One of the most important sources of the dense, oxygen- and nutrient-rich bottom waters that drive global ocean circulation is Antarctica’s Ross Sea. The cold, salty waters that form in this deep embayment play a crucial role in regulating heat and the availability of oxygen and vital nutrients throughout the world’s oceans.
A significant source of fresh water flowing into the Ross Sea is basal melt from the 34,018-square-kilometer Getz Ice Shelf, which stretches for 650 kilometers along the West Antarctica coast. Because the coastal current steers meltwater from this ice shelf into the Ross Sea, the Getz Ice Shelf’s accelerating basal melt rate has the potential to alter bottom water formation there. Yet despite the region’s importance, dedicated observations near the Getz Ice Shelf’s western front have been extremely limited to date.
Now Assmann et al. present 2 years of continuous velocity and temperature records from several moorings deployed at depths of 600 to 800 meters in a trough that cuts across the continental shelf west of Siple Island. This is one of the areas where warm Circumpolar Deep Water, which has been linked to the rapid thinning and melting of several West Antarctic ice shelves, can reach the Getz Ice Shelf.
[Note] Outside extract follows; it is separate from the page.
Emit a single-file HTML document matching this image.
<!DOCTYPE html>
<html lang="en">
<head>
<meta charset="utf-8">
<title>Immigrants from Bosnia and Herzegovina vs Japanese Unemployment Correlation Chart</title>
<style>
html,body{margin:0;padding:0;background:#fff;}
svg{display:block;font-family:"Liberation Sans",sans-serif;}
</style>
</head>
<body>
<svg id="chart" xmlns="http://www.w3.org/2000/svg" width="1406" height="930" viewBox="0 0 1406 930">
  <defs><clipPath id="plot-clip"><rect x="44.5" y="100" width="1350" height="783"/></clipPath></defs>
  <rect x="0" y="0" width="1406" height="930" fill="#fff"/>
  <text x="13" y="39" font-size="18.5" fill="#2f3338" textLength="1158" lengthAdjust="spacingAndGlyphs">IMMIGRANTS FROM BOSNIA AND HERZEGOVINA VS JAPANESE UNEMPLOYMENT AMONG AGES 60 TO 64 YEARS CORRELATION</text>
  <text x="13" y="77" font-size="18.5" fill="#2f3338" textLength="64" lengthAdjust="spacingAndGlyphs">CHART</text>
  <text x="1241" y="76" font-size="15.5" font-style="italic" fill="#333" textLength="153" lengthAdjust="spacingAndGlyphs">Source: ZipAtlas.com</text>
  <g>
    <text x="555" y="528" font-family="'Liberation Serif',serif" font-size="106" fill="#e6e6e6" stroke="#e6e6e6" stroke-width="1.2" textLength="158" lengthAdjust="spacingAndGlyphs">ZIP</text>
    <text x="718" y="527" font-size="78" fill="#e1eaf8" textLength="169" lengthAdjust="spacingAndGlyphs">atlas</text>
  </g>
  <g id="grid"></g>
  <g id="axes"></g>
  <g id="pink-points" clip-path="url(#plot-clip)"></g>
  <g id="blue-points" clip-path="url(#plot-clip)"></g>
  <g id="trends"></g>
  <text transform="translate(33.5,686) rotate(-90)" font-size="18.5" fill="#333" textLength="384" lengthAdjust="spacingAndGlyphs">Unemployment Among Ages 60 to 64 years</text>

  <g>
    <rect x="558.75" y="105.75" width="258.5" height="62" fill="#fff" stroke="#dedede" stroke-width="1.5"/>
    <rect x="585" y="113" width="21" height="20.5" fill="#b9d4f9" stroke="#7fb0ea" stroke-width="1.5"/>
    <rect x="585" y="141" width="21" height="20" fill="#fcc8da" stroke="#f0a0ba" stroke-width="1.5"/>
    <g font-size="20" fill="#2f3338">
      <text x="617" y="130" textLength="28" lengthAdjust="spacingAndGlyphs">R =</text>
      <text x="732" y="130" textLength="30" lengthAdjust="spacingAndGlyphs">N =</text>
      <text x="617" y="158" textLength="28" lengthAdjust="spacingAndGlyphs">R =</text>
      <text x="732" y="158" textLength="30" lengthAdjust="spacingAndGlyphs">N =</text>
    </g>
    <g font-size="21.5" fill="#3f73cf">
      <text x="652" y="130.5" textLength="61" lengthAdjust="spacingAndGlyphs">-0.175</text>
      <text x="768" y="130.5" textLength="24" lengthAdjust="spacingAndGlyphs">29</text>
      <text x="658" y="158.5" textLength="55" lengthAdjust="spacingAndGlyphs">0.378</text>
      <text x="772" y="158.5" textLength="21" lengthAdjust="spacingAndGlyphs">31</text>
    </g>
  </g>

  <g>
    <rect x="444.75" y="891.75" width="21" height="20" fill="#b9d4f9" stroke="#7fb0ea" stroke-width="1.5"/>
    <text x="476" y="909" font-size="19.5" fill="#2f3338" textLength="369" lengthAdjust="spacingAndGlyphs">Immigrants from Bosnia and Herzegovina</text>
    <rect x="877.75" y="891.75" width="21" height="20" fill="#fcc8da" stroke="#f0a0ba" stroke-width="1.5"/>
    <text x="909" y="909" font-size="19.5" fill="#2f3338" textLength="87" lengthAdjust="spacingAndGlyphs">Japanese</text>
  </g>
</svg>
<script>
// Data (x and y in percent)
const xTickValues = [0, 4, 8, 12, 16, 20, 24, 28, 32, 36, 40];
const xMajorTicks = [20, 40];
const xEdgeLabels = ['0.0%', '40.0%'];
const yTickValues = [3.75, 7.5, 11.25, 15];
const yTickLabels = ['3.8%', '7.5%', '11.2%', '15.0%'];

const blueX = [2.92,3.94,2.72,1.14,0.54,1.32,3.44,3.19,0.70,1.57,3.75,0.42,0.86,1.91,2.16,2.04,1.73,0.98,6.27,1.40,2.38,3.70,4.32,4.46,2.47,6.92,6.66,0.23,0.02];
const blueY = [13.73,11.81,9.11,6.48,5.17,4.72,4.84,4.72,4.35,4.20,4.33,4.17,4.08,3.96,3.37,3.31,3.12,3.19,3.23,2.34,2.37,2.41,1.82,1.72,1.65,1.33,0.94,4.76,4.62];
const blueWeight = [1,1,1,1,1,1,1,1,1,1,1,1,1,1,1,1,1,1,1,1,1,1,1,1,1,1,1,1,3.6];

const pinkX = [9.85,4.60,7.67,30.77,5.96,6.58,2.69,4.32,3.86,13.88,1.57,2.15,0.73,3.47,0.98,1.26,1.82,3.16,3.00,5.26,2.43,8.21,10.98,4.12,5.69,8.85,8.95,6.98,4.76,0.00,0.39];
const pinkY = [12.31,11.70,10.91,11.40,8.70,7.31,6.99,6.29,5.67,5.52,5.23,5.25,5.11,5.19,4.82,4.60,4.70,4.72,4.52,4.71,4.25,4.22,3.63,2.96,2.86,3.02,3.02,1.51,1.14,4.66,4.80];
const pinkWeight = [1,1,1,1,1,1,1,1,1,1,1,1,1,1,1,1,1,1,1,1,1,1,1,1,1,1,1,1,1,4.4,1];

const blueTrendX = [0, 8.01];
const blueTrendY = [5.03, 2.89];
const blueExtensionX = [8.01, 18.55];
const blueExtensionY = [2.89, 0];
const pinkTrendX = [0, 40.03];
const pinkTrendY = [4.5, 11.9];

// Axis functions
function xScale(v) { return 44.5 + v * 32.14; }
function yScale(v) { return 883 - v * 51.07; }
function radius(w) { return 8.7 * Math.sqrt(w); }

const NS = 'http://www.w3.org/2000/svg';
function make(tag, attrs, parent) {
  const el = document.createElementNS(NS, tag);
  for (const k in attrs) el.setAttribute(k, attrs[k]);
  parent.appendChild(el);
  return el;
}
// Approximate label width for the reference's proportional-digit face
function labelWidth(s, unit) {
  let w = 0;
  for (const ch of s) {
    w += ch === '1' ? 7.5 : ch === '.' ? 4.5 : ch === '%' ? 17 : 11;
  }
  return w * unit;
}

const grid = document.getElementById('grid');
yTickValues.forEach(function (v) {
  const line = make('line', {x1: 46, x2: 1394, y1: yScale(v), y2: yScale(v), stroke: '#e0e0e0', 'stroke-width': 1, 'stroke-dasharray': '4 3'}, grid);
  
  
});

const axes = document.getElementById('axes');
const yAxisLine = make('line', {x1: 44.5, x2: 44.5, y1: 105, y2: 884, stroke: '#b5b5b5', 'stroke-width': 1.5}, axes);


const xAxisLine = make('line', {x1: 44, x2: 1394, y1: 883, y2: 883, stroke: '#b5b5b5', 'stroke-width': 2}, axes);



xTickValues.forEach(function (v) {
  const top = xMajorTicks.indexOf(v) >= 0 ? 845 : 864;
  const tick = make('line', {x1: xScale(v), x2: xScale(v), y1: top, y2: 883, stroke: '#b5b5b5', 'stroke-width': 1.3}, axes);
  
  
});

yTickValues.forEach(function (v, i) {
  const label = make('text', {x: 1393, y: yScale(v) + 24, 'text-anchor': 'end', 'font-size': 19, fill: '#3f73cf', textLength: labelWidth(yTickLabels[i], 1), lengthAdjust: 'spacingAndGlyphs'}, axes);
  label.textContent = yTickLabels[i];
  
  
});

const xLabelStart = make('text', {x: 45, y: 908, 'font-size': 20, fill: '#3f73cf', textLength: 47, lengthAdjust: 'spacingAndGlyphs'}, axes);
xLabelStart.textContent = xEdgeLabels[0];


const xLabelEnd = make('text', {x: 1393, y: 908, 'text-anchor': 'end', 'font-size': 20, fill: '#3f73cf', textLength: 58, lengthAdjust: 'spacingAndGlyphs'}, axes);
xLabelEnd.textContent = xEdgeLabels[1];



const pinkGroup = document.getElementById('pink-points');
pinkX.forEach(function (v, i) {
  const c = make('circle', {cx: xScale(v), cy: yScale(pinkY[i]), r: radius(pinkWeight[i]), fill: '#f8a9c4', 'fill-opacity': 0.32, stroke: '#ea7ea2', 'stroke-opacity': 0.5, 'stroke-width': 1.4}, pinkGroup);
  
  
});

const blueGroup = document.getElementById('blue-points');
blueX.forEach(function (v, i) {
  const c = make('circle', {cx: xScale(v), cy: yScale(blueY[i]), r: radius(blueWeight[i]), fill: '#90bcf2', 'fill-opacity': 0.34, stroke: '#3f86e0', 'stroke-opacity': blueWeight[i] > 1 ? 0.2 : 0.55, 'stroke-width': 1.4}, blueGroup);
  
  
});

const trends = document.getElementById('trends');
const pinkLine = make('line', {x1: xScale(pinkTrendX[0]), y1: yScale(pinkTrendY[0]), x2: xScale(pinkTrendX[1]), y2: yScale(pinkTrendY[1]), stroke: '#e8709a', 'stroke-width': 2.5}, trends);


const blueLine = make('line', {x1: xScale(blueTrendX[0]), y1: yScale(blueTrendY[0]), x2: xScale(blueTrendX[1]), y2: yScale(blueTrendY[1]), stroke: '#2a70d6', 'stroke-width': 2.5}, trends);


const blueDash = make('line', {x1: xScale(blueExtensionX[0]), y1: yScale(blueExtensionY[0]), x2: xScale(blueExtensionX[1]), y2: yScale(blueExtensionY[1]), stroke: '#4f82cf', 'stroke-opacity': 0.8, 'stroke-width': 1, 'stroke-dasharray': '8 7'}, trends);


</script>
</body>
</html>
The data show there is a continual flow of Circumpolar Deep Water through the Siple Trough. Although this water often undergoes slight cooling or freshening as it approaches the continent, the data indicate there are frequent occasions when undiluted deep water up to 1.5°C—some of the warmest ever observed at an ice shelf front in Antarctica—reaches the western Getz Ice Shelf front.
The authors’ analysis indicates that a combination of wind stress and upwelling at the edge of the continental shelf controls the presence of the warm deep water in this area, although the authors caution that the paucity of data from this region limits their ability to draw robust conclusions. Regardless, this paper is likely to be of great interest to oceanographers and climate scientists who are grappling with the rapid changes occurring in a region with wide-ranging impacts on Earth’s oceans. (Geophysical Research Letters, https://doi.org/10.1029/2018GL081354, 2019)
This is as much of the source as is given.